╭─ Provided data

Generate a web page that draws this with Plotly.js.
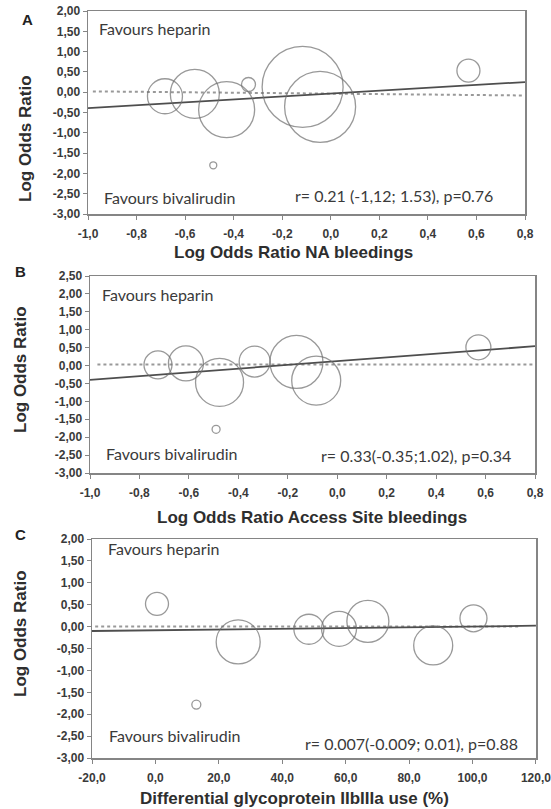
<!DOCTYPE html>
<html>
<head>
<meta charset="utf-8">
<script src="https://cdn.plot.ly/plotly-3.0.1.min.js"></script>
<style>html,body{margin:0;padding:0;background:#fff;}#chart{width:551px;height:809px;}</style>
</head>
<body>
<div id="chart"></div>
<script>
// ---------- Data ----------
// Panel A: Log Odds Ratio NA bleedings
const naX    = [-0.683, -0.56, -0.429, -0.339, -0.116, -0.044, 0.567, -0.484];
const naY    = [-0.10, -0.04, -0.43, 0.19, 0.13, -0.36, 0.53, -1.80];
const naW    = [35, 49, 56, 14, 81, 71, 23, 7];
const naFitX = [-1.0, 0.8];
const naFitY = [-0.39, 0.25];
const naRefX = [-0.98, 0.79];
const naRefY = [0.02, -0.08];

// Panel B: Log Odds Ratio Access Site bleedings
const asX    = [-0.725, -0.612, -0.476, -0.334, -0.165, -0.085, 0.571, -0.49];
const asY    = [0.02, 0.06, -0.47, 0.11, 0.10, -0.42, 0.51, -1.78];
const asW    = [28, 35, 48, 31, 53, 49, 25, 8];
const asFitX = [-1.0, 0.8];
const asFitY = [-0.40, 0.54];
const asRefX = [-0.97, 0.79];
const asRefY = [0.03, 0.03];

// Panel C: Differential glycoprotein IIbIIIa use (%)
const gpX    = [0.5, 12.9, 26.1, 48.4, 57.9, 67.0, 87.6, 100.3];
const gpY    = [0.52, -1.78, -0.35, -0.06, -0.05, 0.12, -0.43, 0.19];
const gpW    = [23, 9, 44, 30, 35, 42, 39, 27];
const gpFitX = [-20, 120];
const gpFitY = [-0.10, 0.02];
const gpRefX = [-19, 115];
const gpRefY = [0.0, 0.0];

// Tick labels
const yTicksAC   = [2, 1.5, 1, 0.5, 0, -0.5, -1, -1.5, -2, -2.5, -3];
const yLabelsAC  = ["2,00","1,50","1,00","0,50","0,00","-0,50","-1,00","-1,50","-2,00","-2,50","-3,00"];
const yTicksB    = [2.5, 2, 1.5, 1, 0.5, 0, -0.5, -1, -1.5, -2, -2.5, -3];
const yLabelsB   = ["2,50","2,00","1,50","1,00","0,50","0,00","-0,50","-1,00","-1,50","-2,00","-2,50","-3,00"];
const xTicksAB   = [-1, -0.8, -0.6, -0.4, -0.2, 0, 0.2, 0.4, 0.6, 0.8];
const xLabelsAB  = ["-1,0","-0,8","-0,6","-0,4","-0,2","0,0","0,2","0,4","0,6","0,8"];
const xTicksC    = [-20, 0, 20, 40, 60, 80, 100, 120];
const xLabelsC   = ["-20,0","0,0","20,0","40,0","60,0","80,0","100,0","120,0"];

// Texts
const panelLetters = ["A", "B", "C"];
const yTitle = "Log Odds Ratio";
const xTitles = ["Log Odds Ratio NA bleedings", "Log Odds Ratio Access Site bleedings", "Differential glycoprotein IIbIIIa use (%)"];
const favTop = "Favours heparin";
const favBottom = "Favours bivalirudin";
const statTexts = ["r= 0.21 (-1,12; 1.53), p=0.76", "r= 0.33(-0.35;1.02), p=0.34", "r= 0.007(-0.009; 0.01), p=0.88"];

// ---------- Layout helpers ----------
const W = 551, H = 809;
const px = v => v / W;
const py = v => 1 - v / H;

const BORDER = '#858585';
const tickFont = {family: 'Liberation Sans, Arial, sans-serif', size: 12, color: '#3a3a3a', weight: 'bold'};
const titleFont = {family: 'Liberation Sans, Arial, sans-serif', size: 17, color: '#2e2e2e', weight: 'bold'};
const noteFont = {family: 'Lato, Open Sans, sans-serif', size: 16, color: '#3a3a3a'};

function axisBase(extra) {
  return Object.assign({
    showline: true, mirror: true, linecolor: BORDER, linewidth: 1.5,
    ticks: 'outside', ticklen: 4, tickcolor: BORDER, tickwidth: 1,
    showgrid: false, zeroline: false, tickfont: tickFont, tickmode: 'array',
    fixedrange: true, automargin: false
  }, extra);
}

function bubbles(x, y, w, xa, ya) {
  return {x: x, y: y, xaxis: xa, yaxis: ya, type: 'scatter', mode: 'markers',
    marker: {size: w, sizemode: 'diameter', color: 'rgba(0,0,0,0)', line: {color: '#6e6e6e', width: 1.3}},
    hoverinfo: 'x+y', showlegend: false, cliponaxis: false};
}
function fitLine(x, y, xa, ya) {
  return {x: x, y: y, xaxis: xa, yaxis: ya, type: 'scatter', mode: 'lines',
    line: {color: '#4e4e4e', width: 1.8}, hoverinfo: 'skip', showlegend: false};
}
function refLine(x, y, xa, ya) {
  return {x: x, y: y, xaxis: xa, yaxis: ya, type: 'scatter', mode: 'lines',
    line: {color: '#999', width: 2, dash: 'dot'}, hoverinfo: 'skip', showlegend: false};
}

const data = [
  refLine(naRefX, naRefY, 'x', 'y'), fitLine(naFitX, naFitY, 'x', 'y'), bubbles(naX, naY, naW, 'x', 'y'),
  refLine(asRefX, asRefY, 'x2', 'y2'), fitLine(asFitX, asFitY, 'x2', 'y2'), bubbles(asX, asY, asW, 'x2', 'y2'),
  refLine(gpRefX, gpRefY, 'x3', 'y3'), fitLine(gpFitX, gpFitY, 'x3', 'y3'), bubbles(gpX, gpY, gpW, 'x3', 'y3')
];

// panel boxes in pixels: [left, right, top, bottom]
const boxes = [[88, 525, 11, 214], [90, 535, 276, 473], [92, 536, 539, 758]];

const layout = {
  width: W, height: H,
  margin: {l: 0, r: 0, t: 0, b: 0},
  paper_bgcolor: '#fff', plot_bgcolor: '#fff',
  showlegend: false,
  xaxis:  axisBase({domain: [px(boxes[0][0]), px(boxes[0][1])], range: [-1, 0.8], tickvals: xTicksAB, ticktext: xLabelsAB, anchor: 'y', ticklabelstandoff: 4}),
  yaxis:  axisBase({domain: [py(boxes[0][3]), py(boxes[0][2])], range: [-3, 2], tickvals: yTicksAC, ticktext: yLabelsAC, anchor: 'x'}),
  xaxis2: axisBase({domain: [px(boxes[1][0]), px(boxes[1][1])], range: [-1, 0.8], tickvals: xTicksAB, ticktext: xLabelsAB, anchor: 'y2', ticklabelstandoff: 4}),
  yaxis2: axisBase({domain: [py(boxes[1][3]), py(boxes[1][2])], range: [-3, 2.5], tickvals: yTicksB, ticktext: yLabelsB, anchor: 'x2'}),
  xaxis3: axisBase({domain: [px(boxes[2][0]), px(boxes[2][1])], range: [-20, 120.02], tickvals: xTicksC, ticktext: xLabelsC, anchor: 'y3', ticklabelstandoff: 4, ticklabeloverflow: 'allow'}),
  yaxis3: axisBase({domain: [py(boxes[2][3]), py(boxes[2][2])], range: [-3, 2], tickvals: yTicksAC, ticktext: yLabelsAC, anchor: 'x3'}),
  annotations: []
};

const ann = (text, x, y, font, xanchor, extra) => Object.assign({
  text: text, xref: 'paper', yref: 'paper', x: px(x), y: py(y),
  xanchor: xanchor || 'center', yanchor: 'middle', showarrow: false, font: font
}, extra || {});

const letterPos = [[27, 20], [20, 271], [20, 534]];
const yTitlePos = [[25, 139], [20, 370], [20, 634]];
const xTitlePos = [[293, 252], [312, 517], [294, 798]];
const favTopPos = [[97, 28], [100, 295], [106, 548]];
const favBotPos = [[102, 197], [104, 453], [107, 735]];
const statPos   = [[495, 195], [513, 455], [520, 743]];

for (let i = 0; i < 3; i++) {
  layout.annotations.push(ann(panelLetters[i], letterPos[i][0], letterPos[i][1], {family: 'Liberation Sans, Arial', size: 15, color: '#222', weight: 'bold'}));
  layout.annotations.push(ann(yTitle, yTitlePos[i][0], yTitlePos[i][1], titleFont, 'center', {textangle: -90}));
  layout.annotations.push(ann(xTitles[i], xTitlePos[i][0], xTitlePos[i][1], titleFont));
  layout.annotations.push(ann(favTop, favTopPos[i][0], favTopPos[i][1], noteFont, 'left'));
  layout.annotations.push(ann(favBottom, favBotPos[i][0], favBotPos[i][1], noteFont, 'left'));
  layout.annotations.push(ann(statTexts[i], statPos[i][0], statPos[i][1], noteFont, 'right'));
}

Plotly.newPlot('chart', data, layout, {staticPlot: true, displayModeBar: false});
</script>
</body>
</html>
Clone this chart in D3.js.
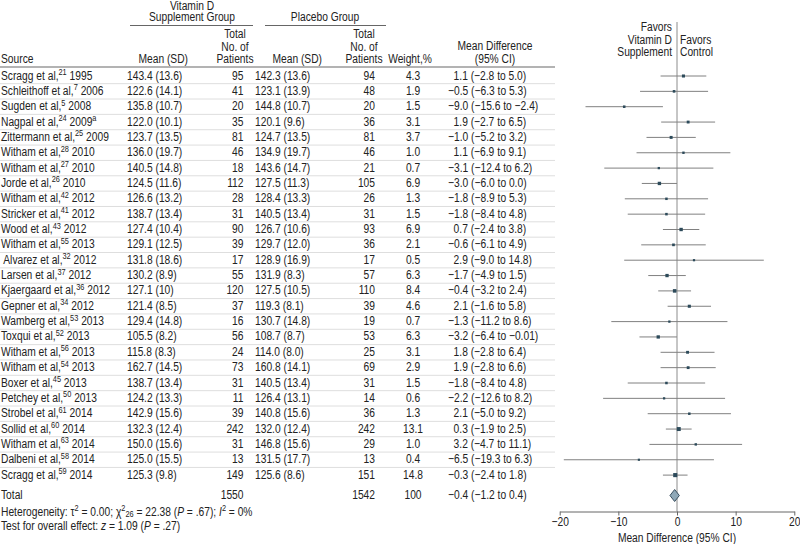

╰─

▶ [Exercise prompt]: All lines from the start of the entries above through the line containing "const gpRefY = [0.0, 0.0];" are to be given again exactly; the pictures are not.

▶ [Result]:
Generate a web page that draws this with Plotly.js.
<!DOCTYPE html>
<html>
<head>
<meta charset="utf-8">
<script src="https://cdn.plot.ly/plotly-3.0.1.min.js"></script>
<style>html,body{margin:0;padding:0;background:#fff;}#chart{width:551px;height:809px;}</style>
</head>
<body>
<div id="chart"></div>
<script>
// ---------- Data ----------
// Panel A: Log Odds Ratio NA bleedings
const naX    = [-0.683, -0.56, -0.429, -0.339, -0.116, -0.044, 0.567, -0.484];
const naY    = [-0.10, -0.04, -0.43, 0.19, 0.13, -0.36, 0.53, -1.80];
const naW    = [35, 49, 56, 14, 81, 71, 23, 7];
const naFitX = [-1.0, 0.8];
const naFitY = [-0.39, 0.25];
const naRefX = [-0.98, 0.79];
const naRefY = [0.02, -0.08];

// Panel B: Log Odds Ratio Access Site bleedings
const asX    = [-0.725, -0.612, -0.476, -0.334, -0.165, -0.085, 0.571, -0.49];
const asY    = [0.02, 0.06, -0.47, 0.11, 0.10, -0.42, 0.51, -1.78];
const asW    = [28, 35, 48, 31, 53, 49, 25, 8];
const asFitX = [-1.0, 0.8];
const asFitY = [-0.40, 0.54];
const asRefX = [-0.97, 0.79];
const asRefY = [0.03, 0.03];

// Panel C: Differential glycoprotein IIbIIIa use (%)
const gpX    = [0.5, 12.9, 26.1, 48.4, 57.9, 67.0, 87.6, 100.3];
const gpY    = [0.52, -1.78, -0.35, -0.06, -0.05, 0.12, -0.43, 0.19];
const gpW    = [23, 9, 44, 30, 35, 42, 39, 27];
const gpFitX = [-20, 120];
const gpFitY = [-0.10, 0.02];
const gpRefX = [-19, 115];
const gpRefY = [0.0, 0.0];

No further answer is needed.